En revanche, en vertu du principe de sécurité juridique existent les raisons de censurer un dispositif si peu clair et lisible pour les salariés et les employeurs.
Dans son rapport public pour 2006, le Conseil d'Etat souligne que « les exigences de sécurité juridique rendent nécessaire l'élimination des dérives qui disqualifient la loi et le législateur, et nuisent à la cohésion sociale ».
Par un arrêt rendu en formation solennelle d'assemblée, le Conseil d'Etat a consacré, ce 24 mars 2006, ce principe de sécurité juridique et en a fait usage pour invalider certaines dispositions réglementaires.
Les dispositions du CPE, du fait de leur nature excessive et de leur caractère disproportionné au regard de l'objectif poursuivi sont évidemment contraires au principe de sécurité juridique. Vous avez dans votre jurisprudence tous les outils pour appliquer un tel principe.
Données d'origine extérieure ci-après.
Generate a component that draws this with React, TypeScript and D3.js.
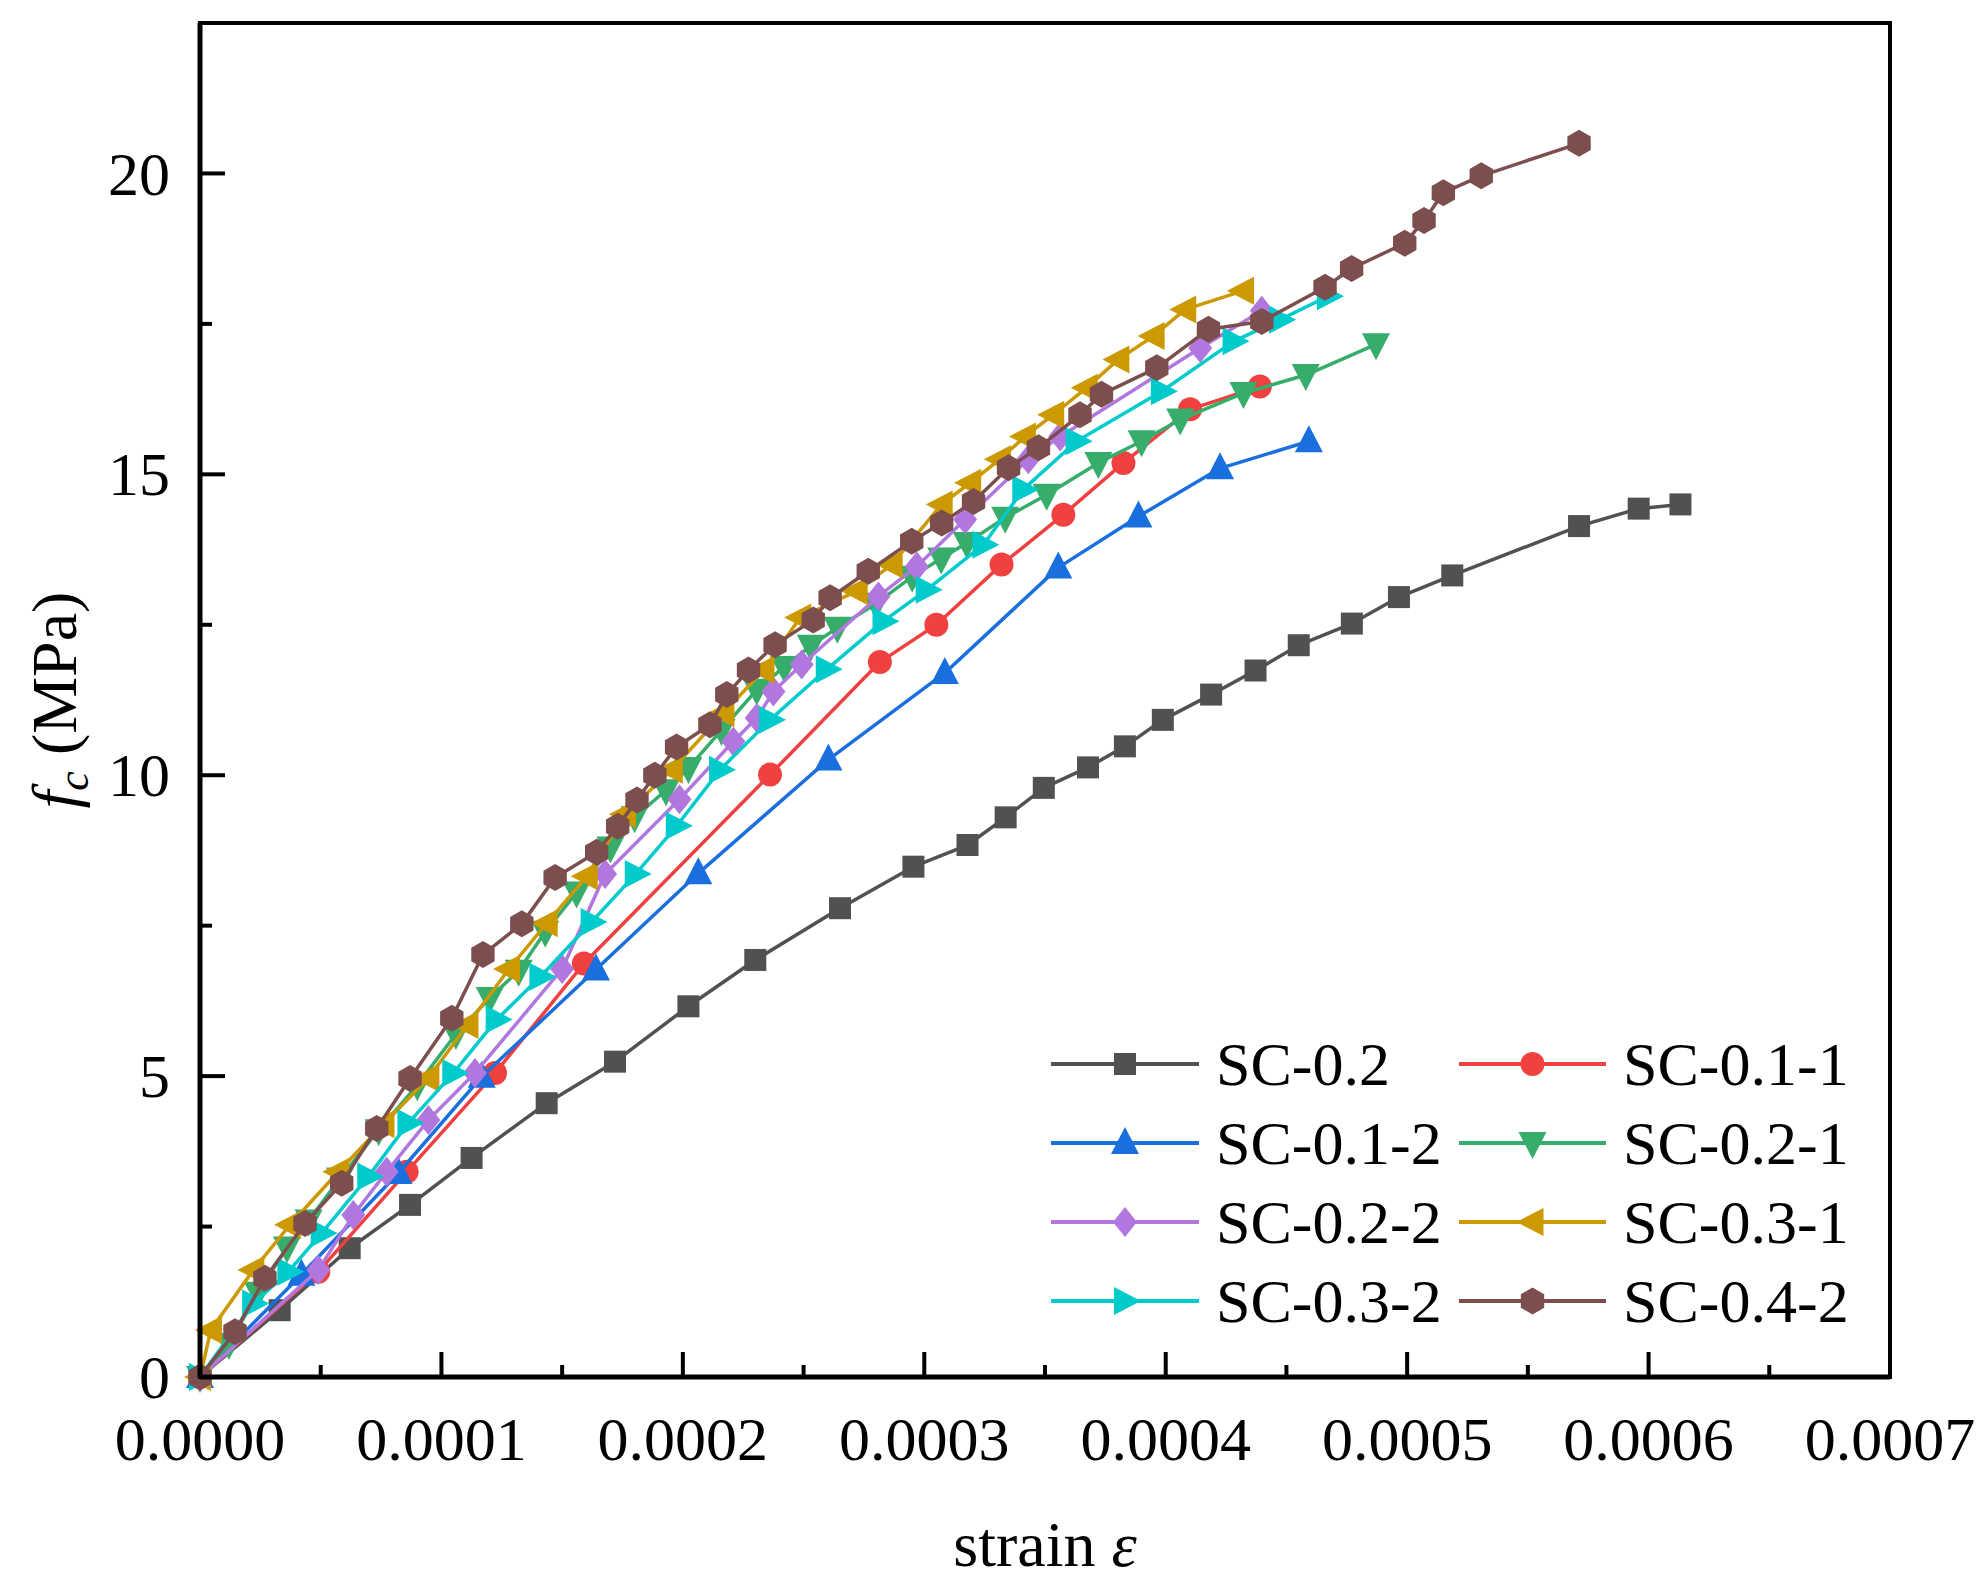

Cet article 8, né dans le détournement de procédure parlementaire et à l'écart de la négociation collective, affaiblissant les garanties des droits et l'équilibre des parties à un contrat tout en introduisant l'incertitude, paraît promis à subir sa rigueur.
La censure est encourue de plus fort.
Par tous ces motifs, et tous autres à ajouter qu'il vous plairait, les requérants persistent de plus fort dans leurs précédentes conclusions.
Nous vous prions de croire, Monsieur le Président, Mesdames et Messieurs les membres du Conseil Constitutionnel, à l'expression de notre haute considération.